More divers were set up throughout the caves to help carry the children from chamber to chamber when the water was low enough.
The Mission, In Their Own Words
O’Brien’s team was tasked with placing hundreds of air tanks in various chambers throughout the caves for the boys and their accompanying divers. That meant diving through dark caves – something only one of them had ever done – to get to the various passages.
“We had to follow a [tethered rope] line through this section … and it was just complete blackness,” O’Brien recalled, noting it was dark even with his headlamp on. “We would be by ourselves for almost 20 minutes trying to find the next guys [in the cave], dragging tanks along.”
O’Brien was in Chamber 3 and got to see the children come out of the water, one by one. Galindo was waiting with another team just outside of that area. He remembered the moment the first boy started coming his way.
“We all turned on our lights,” Galindo said. “They said he was alive on the walkie-talkie, which was a huge relief for everybody because no one knew what the outcome was going to be.”
Suddenly, about 100 feet away, lights and a rescue sled came into view, slowing inching toward them on the tethered static rope.
“When they hooked them up to my section, we had two safety lines. [Another sergeant] and his team were controlling his descent, and my team was controlling the rate he was coming to us because there were some sections where he was going quick, and then he would sag, so we would have to pull him across,” Galindo explained. “Not to mention that there were rocks in the way. We had a staged guy actually lift the [rescue sled] up because we didn’t want the child to hit his head on the rocks.”
“I knew this was who we’d been waiting for for two weeks now. Now, here he is, and his life is in my hands now – the rest of our team’s hands. There’s no room for error for a real-life mission.” -Staff Sgt.
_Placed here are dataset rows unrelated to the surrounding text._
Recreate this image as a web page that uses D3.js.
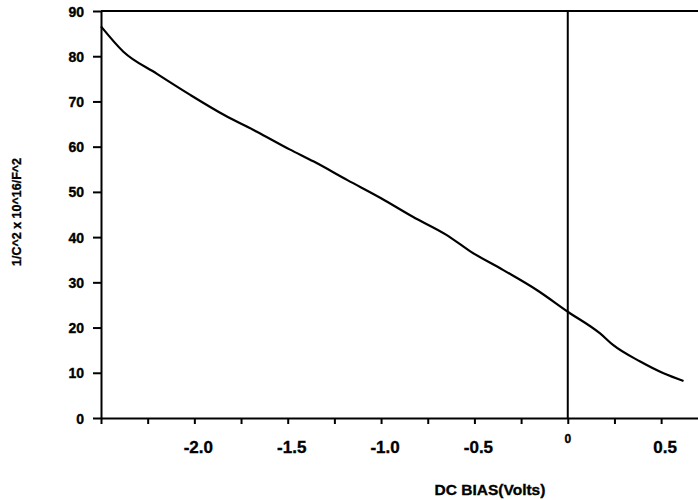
<!DOCTYPE html>
<html><head><meta charset="utf-8">
<script src="https://cdn.jsdelivr.net/npm/d3@7"></script>
<style>
body{margin:0;background:#fff}
text{font-family:"Liberation Sans",Arial,sans-serif;font-weight:bold;fill:#000;stroke:#000;stroke-width:0.35px}
</style></head>
<body>
<svg id="c" width="698" height="500"></svg>
<script>
// DC bias (V) and 1/C^2 (x10^16 F^-2)
const biasVolts = [-2.5, -2.38, -2.2, -2.02, -1.84, -1.665, -1.49, -1.36, -1.18, -1.0, -0.83, -0.65, -0.52, -0.345, -0.166, 0, 0.173, 0.244, 0.388, 0.513, 0.62];
const invCapSq  = [86.6, 81.0, 76.1, 71.4, 67.0, 63.3, 59.4, 56.7, 52.6, 48.6, 44.5, 40.5, 36.8, 32.7, 28.3, 23.5, 18.7, 16.1, 12.5, 9.9, 8.2];

const xTickValues = [-2.5, -2.25, -2.0, -1.75, -1.5, -1.25, -1.0, -0.75, -0.5, -0.25, 0, 0.25, 0.5];
const xLabelValues = [-2.0, -1.5, -1.0, -0.5, 0, 0.5];
const xLabelTexts  = ["-2.0", "-1.5", "-1.0", "-0.5", "0", "0.5"];
const yTickValues = [0, 10, 20, 30, 40, 50, 60, 70, 80, 90];

const xTitle = "DC BIAS(Volts)";
const yTitle = "1/C^2 x 10^16/F^2";

(function () {
const svg = d3.select("#c");
const mLeft = 101, mRight = 698, mTop = 11, mBottom = 418;

const x = d3.scaleLinear().domain([-2.5, 0.6975]).range([mLeft, mRight]);
const y = d3.scaleLinear().domain([0, 90]).range([mBottom, mTop]);

// x axis (ticks only)
const gx = svg.append("g").attr("transform", `translate(0,${mBottom})`)
  .call(d3.axisBottom(x).tickValues(xTickValues).tickSize(6).tickSizeOuter(0).tickFormat(""));
gx.select(".domain").attr("stroke-width", 2);
gx.selectAll(".tick line").attr("stroke-width", 2);

// x labels
svg.append("g").selectAll("text").data(xLabelValues).join("text")
  .attr("x", (d) => x(d) + (d === 0 ? 0 : 4))
  .attr("y", (d) => d === 0 ? 443 : 453)
  .attr("text-anchor", "middle")
  .attr("font-size", (d) => d === 0 ? "12px" : "17px")
  .text((d, i) => xLabelTexts[i]);

// y axis
const gy = svg.append("g").attr("transform", `translate(${mLeft},0)`)
  .call(d3.axisLeft(y).tickValues(yTickValues).tickSize(8).tickSizeOuter(0).tickPadding(9));
gy.select(".domain").attr("stroke-width", 2);
gy.selectAll(".tick line").attr("stroke-width", 2);
gy.selectAll(".tick text").attr("font-size", "14px").attr("dy", "0.36em")
  .style("font-family", '"Liberation Sans",Arial,sans-serif').style("font-weight", "bold");

// top border
svg.append("line").attr("x1", mLeft).attr("x2", mRight).attr("y1", mTop).attr("y2", mTop)
  .attr("stroke", "#000").attr("stroke-width", 2);

// zero bias vertical line
svg.append("line").attr("x1", x(0)).attr("x2", x(0)).attr("y1", y(90)).attr("y2", y(0))
  .attr("stroke", "#000").attr("stroke-width", 2);

// curve
const pts = biasVolts.map((v, i) => [v, invCapSq[i]]);
svg.append("path").datum(pts)
  .attr("fill", "none").attr("stroke", "#000").attr("stroke-width", 2.2)
  .attr("d", d3.line().x((d) => x(d[0])).y((d) => y(d[1])).curve(d3.curveMonotoneX));

// titles
svg.append("text").attr("x", 490).attr("y", 495).attr("text-anchor", "middle")
  .attr("font-size", "15.5px").text(xTitle);
svg.append("text").attr("transform", "translate(21,212) rotate(-90)")
  .attr("text-anchor", "middle").attr("font-size", "12.5px").text(yTitle);
})();
</script>
</body></html>
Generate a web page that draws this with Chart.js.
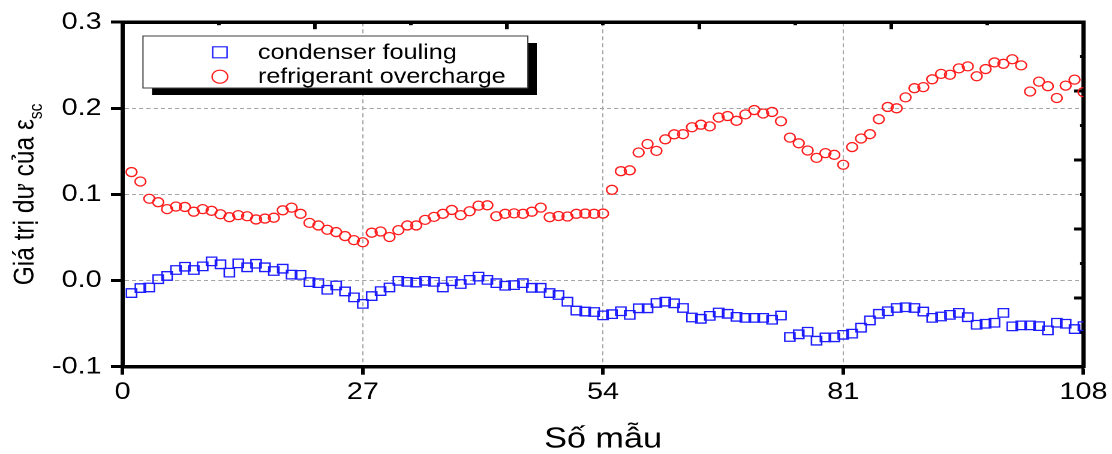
<!DOCTYPE html>
<html>
<head>
<meta charset="utf-8">
<script src="https://cdn.jsdelivr.net/npm/chart.js@4.4.1/dist/chart.umd.min.js"></script>
<style>
  html, body { margin: 0; padding: 0; background: #fff; overflow: hidden; }
  /* the source figure is stretched sideways: draw narrower, widen with CSS */
  #chart { display: block; width: 1112px !important; height: 454px !important; }
</style>
</head>
<body>
<canvas id="chart" width="927" height="454"></canvas>
<script>
// sample numbers (x)
const samples = [
  1, 2, 3, 4, 5, 6, 7, 8, 9, 10, 11, 12, 13, 14, 15, 16, 17, 18, 19, 20,
  21, 22, 23, 24, 25, 26, 27, 28, 29, 30, 31, 32, 33, 34, 35, 36, 37, 38, 39, 40,
  41, 42, 43, 44, 45, 46, 47, 48, 49, 50, 51, 52, 53, 54, 55, 56, 57, 58, 59, 60,
  61, 62, 63, 64, 65, 66, 67, 68, 69, 70, 71, 72, 73, 74, 75, 76, 77, 78, 79, 80,
  81, 82, 83, 84, 85, 86, 87, 88, 89, 90, 91, 92, 93, 94, 95, 96, 97, 98, 99, 100,
  101, 102, 103, 104, 105, 106, 107, 108
]

// residual of eps_sc, condenser fouling
const condenserFouling = [
  -0.0145, -0.0087, -0.008, 0.0016, 0.0054, 0.0123, 0.0161, 0.0123, 0.0165, 0.0223,
  0.0189, 0.0092, 0.020, 0.0154, 0.0195, 0.0154, 0.0111, 0.0138, 0.0069, 0.0066,
  -0.0018, -0.003, -0.0107, -0.0057, -0.0126, -0.0195, -0.0271, -0.018, -0.0122, -0.008,
  -0.0003, -0.0015, -0.0023, -0.0003, -0.0015, -0.008, -0.0007, -0.004, 0.0008, 0.0046,
  0.0008, -0.003, -0.006, -0.0053, -0.003, -0.0084, -0.0084, -0.0145, -0.0168, -0.0245,
  -0.0348, -0.036, -0.0365, -0.0404, -0.039, -0.0356, -0.0398, -0.0322, -0.0322, -0.026,
  -0.0245, -0.0264, -0.0318, -0.0429, -0.0444, -0.041, -0.0371, -0.0386, -0.0421, -0.0433,
  -0.0433, -0.0433, -0.0455, -0.0406, -0.0655, -0.0624, -0.0594, -0.0698, -0.066, -0.0659,
  -0.063, -0.0616, -0.0547, -0.0463, -0.0386, -0.0356, -0.0318, -0.031, -0.0318, -0.036,
  -0.0433, -0.0417, -0.0398, -0.0375, -0.0425, -0.0513, -0.0501, -0.049, -0.0375, -0.0532,
  -0.052, -0.052, -0.0529, -0.0578, -0.049, -0.0501, -0.0563, -0.0529
]

// residual of eps_sc, refrigerant overcharge
const refrigerantOvercharge = [
  0.126, 0.115, 0.095, 0.091, 0.083, 0.086, 0.0855, 0.080, 0.083, 0.081,
  0.077, 0.0736, 0.076, 0.0747, 0.071, 0.072, 0.073, 0.0816, 0.0847, 0.0775,
  0.067, 0.064, 0.059, 0.0563, 0.0517, 0.047, 0.0445, 0.0556, 0.057, 0.0506,
  0.0586, 0.064, 0.064, 0.0705, 0.074, 0.0775, 0.082, 0.076, 0.0805, 0.087,
  0.0874, 0.0747, 0.0775, 0.078, 0.0775, 0.080, 0.0847, 0.0736, 0.075, 0.0744,
  0.0775, 0.0778, 0.0775, 0.0778, 0.1054, 0.127, 0.128, 0.1487, 0.1586, 0.1506,
  0.164, 0.1698, 0.170, 0.178, 0.181, 0.179, 0.1893, 0.191, 0.1855, 0.193,
  0.198, 0.194, 0.1958, 0.185, 0.166, 0.1594, 0.151, 0.1425, 0.148, 0.146,
  0.1345, 0.155, 0.165, 0.170, 0.1874, 0.2016, 0.200, 0.2127, 0.2234, 0.2246,
  0.2337, 0.240, 0.239, 0.2464, 0.2487, 0.2372, 0.2456, 0.2533, 0.2517, 0.257,
  0.2499, 0.2195, 0.231, 0.2257, 0.212, 0.2264, 0.2333, 0.2188
]

const seriesLabels = ['condenser fouling', 'refrigerant overcharge']
const xTicks = [0, 27, 54, 81, 108]
const yTicks = [-0.1, 0, 0.1, 0.2, 0.3]
const xTitle = 'Số mẫu'
const yTitle = 'Giá trị dư của ε'
const yTitleSub = 'sc'

const FONT = "'Liberation Sans', Arial, sans-serif"
const GRID = '#a6a6a6'

// y title (with subscript) and the boxed legend with its shadow
const frameText = {
  id: 'frameText',
  afterDraw(chart) {
    const { ctx, chartArea } = chart

    ctx.save()
    ctx.fillStyle = '#000'
    ctx.translate(28, (chartArea.top + chartArea.bottom) / 2)
    ctx.rotate(-Math.PI / 2)
    ctx.textAlign = 'left'
    ctx.textBaseline = 'alphabetic'
    ctx.font = `24.5px ${FONT}`
    const mainW = ctx.measureText(yTitle).width
    ctx.font = `15.5px ${FONT}`
    const subW = ctx.measureText(yTitleSub).width
    const start = -(mainW + subW) / 2
    ctx.font = `24.5px ${FONT}`
    ctx.fillText(yTitle, start, 0)
    ctx.font = `15.5px ${FONT}`
    ctx.fillText(yTitleSub, start + mainW, 7)
    ctx.restore()

    const box = { x: 119.2, y: 36, w: 320.8, h: 52 }
    ctx.save()
    ctx.fillStyle = '#000'
    ctx.fillRect(box.x + 7.5, box.y + 7, box.w, box.h)
    ctx.fillStyle = '#fff'
    ctx.fillRect(box.x, box.y, box.w, box.h)
    ctx.strokeStyle = '#404040'
    ctx.lineWidth = 1
    ctx.strokeRect(box.x, box.y, box.w, box.h)

    const rows = [52.3, 76.7]
    chart.data.datasets.forEach((ds, i) => {
      const y = rows[i]
      ctx.strokeStyle = ds.pointBorderColor
      ctx.lineWidth = 1.2
      ctx.beginPath()
      if (ds.pointStyle === 'rect') {
        ctx.rect(183.3 - 6, y - 5.5, 12, 11)
      } else {
        ctx.ellipse(183.3, y, 6.5, 6.5, 0, 0, Math.PI * 2)
      }
      ctx.stroke()
      ctx.fillStyle = '#000'
      ctx.font = `21px ${FONT}`
      ctx.textAlign = 'left'
      ctx.textBaseline = 'alphabetic'
      ctx.fillText(ds.label, 215, y + 6.5)
    })
    ctx.restore()
  }
}

const hideEnds = (lo, hi) => (c) =>
  (c.tick && (Math.abs(c.tick.value - lo) < 1e-9 || Math.abs(c.tick.value - hi) < 1e-9)) ? 'rgba(0,0,0,0)' : GRID

// inward tick marks of the top and right frame edges
const frameAxis = (position, min, max, step, length) => ({
  type: 'linear',
  position,
  min,
  max,
  ticks: { display: false, stepSize: step },
  grid: { drawOnChartArea: false, tickLength: -length, tickWidth: 3, tickColor: '#000' },
  border: { display: true, width: 3.5, color: '#000' },
  afterFit: (s) => { if (position === 'top') s.height = 0; else s.width = 0 }
})

new Chart(document.getElementById('chart'), {
  type: 'scatter',
  data: {
    datasets: [
      {
        label: seriesLabels[0],
        data: samples.map((x, i) => ({ x, y: condenserFouling[i] })),
        pointStyle: 'rect',
        pointRadius: 6,
        pointBorderWidth: 1.3,
        pointBorderColor: '#1c1cff',
        pointBackgroundColor: 'rgba(0,0,0,0)',
        showLine: false,
        clip: 0
      },
      {
        label: seriesLabels[1],
        data: samples.map((x, i) => ({ x, y: refrigerantOvercharge[i] })),
        pointStyle: 'circle',
        pointRadius: 4.5,
        pointBorderWidth: 1.3,
        pointBorderColor: '#ff1c1c',
        pointBackgroundColor: 'rgba(0,0,0,0)',
        showLine: false,
        clip: 0
      }
    ]
  },
  options: {
    responsive: false,
    devicePixelRatio: 2,
    animation: false,
    events: [],
    layout: { padding: { top: 18.7, right: 23.8, left: 0, bottom: 0 } },
    plugins: {
      legend: { display: false },
      tooltip: { enabled: false }
    },
    scales: {
      x: {
        type: 'linear',
        position: 'bottom',
        min: 0,
        max: 108,
        afterBuildTicks: (s) => { s.ticks = xTicks.map(v => ({ value: v })) },
        afterFit: (s) => { s.height = 87.3 },
        ticks: {
          color: '#000',
          padding: 3.4,
          font: { family: FONT, size: 24, lineHeight: 1.2 },
          callback: (v) => String(v)
        },
        grid: { color: hideEnds(0, 108), lineWidth: 1, tickLength: 8, tickWidth: 3, tickColor: '#000' },
        border: { display: true, width: 3.5, color: '#000', dash: [4, 3] },
        title: {
          display: true,
          text: xTitle,
          color: '#000',
          font: { family: FONT, size: 28.5, lineHeight: 1 },
          padding: { top: 0, bottom: 0 }
        }
      },
      y: {
        type: 'linear',
        position: 'left',
        min: -0.1,
        max: 0.3,
        afterBuildTicks: (s) => { s.ticks = yTicks.map(v => ({ value: v })) },
        afterFit: (s) => { s.width = 102.2 },
        ticks: {
          color: '#000',
          padding: 7.8,
          font: { family: FONT, size: 24 },
          callback: (v) => v.toFixed(1)
        },
        grid: { color: hideEnds(-0.1, 0.3), lineWidth: 1, tickLength: 9.7, tickWidth: 3, tickColor: '#000' },
        border: { display: true, width: 3.5, color: '#000', dash: [3.5, 2.5] }
      },
      xTopMinor: frameAxis('top', 0, 108, 10.8, 3),
      xTop: frameAxis('top', 0, 108, 21.6, 7),
      yRightMinor: frameAxis('right', -0.1, 0.3, 0.04, 2.8),
      yRight: frameAxis('right', -0.1, 0.3, 0.08, 7.8)
    }
  },
  plugins: [frameText]
})
</script>
</body>
</html>
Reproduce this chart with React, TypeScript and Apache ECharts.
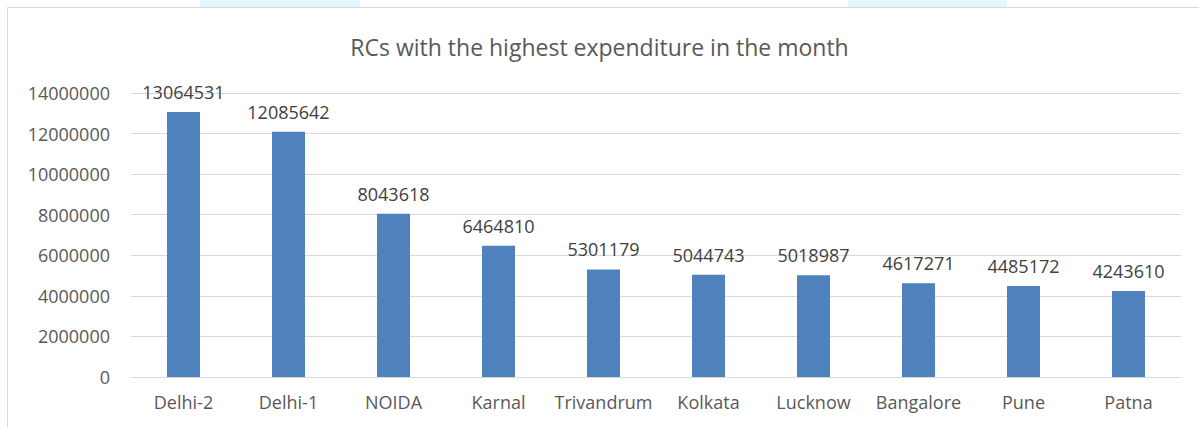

Michael Galindo
It was a surreal experience, he said.
“I knew this was who we’d been waiting for for two weeks now. Now, here he is, and his life is in my hands now – the rest of our team’s hands. There’s no room for error for a real-life mission,” Galindo said.
Once they disconnected the boy from the rope system, Galindo quickly assessed his condition and made sure he had enough air in his tank for the rest of the journey. He and three other men then very carefully walked the boy up a 30-foot-long slippery rocky slope.
“There was a handrail that the guys on the left side could actually hold onto so they could balance themselves so they weren’t slipping all over the place,” Galindo said. “There were about 20 Thai SEALs grabbing him and passing him off, one after the other, nice and slowly until we got him on flat ground.”
Then they reset the operation to wait for the next child.
Three days later, the last boy came out of the cave.
“As soon as we saw the last child leave my area, it was a great relief,” O’Brien said. But the mission wasn’t over.
“We still had multiple European divers still deep in the cave, and we had the four Thai divers. So, we went back up. We did our congratulations, but we understood that the mission wasn’t technically over. We got prepped for those other divers to come out,” O’Brien said. “Once we got everyone out of the cave, then it was time to finally relax. There were hugs, high-fives, and people were cheering. That was a very awesome moment.”
The operation was a massive success.
“We were very happy that all our training paid off,” Galindo said. “It was a very defining moment in my career.”
“It was way more successful that we actually thought it would be,” O’Brien said. “If it was our children or families, we would want people to step up and help us in that same situation.”
We know the whole world – which was watching – was thanking them and all the others who helped!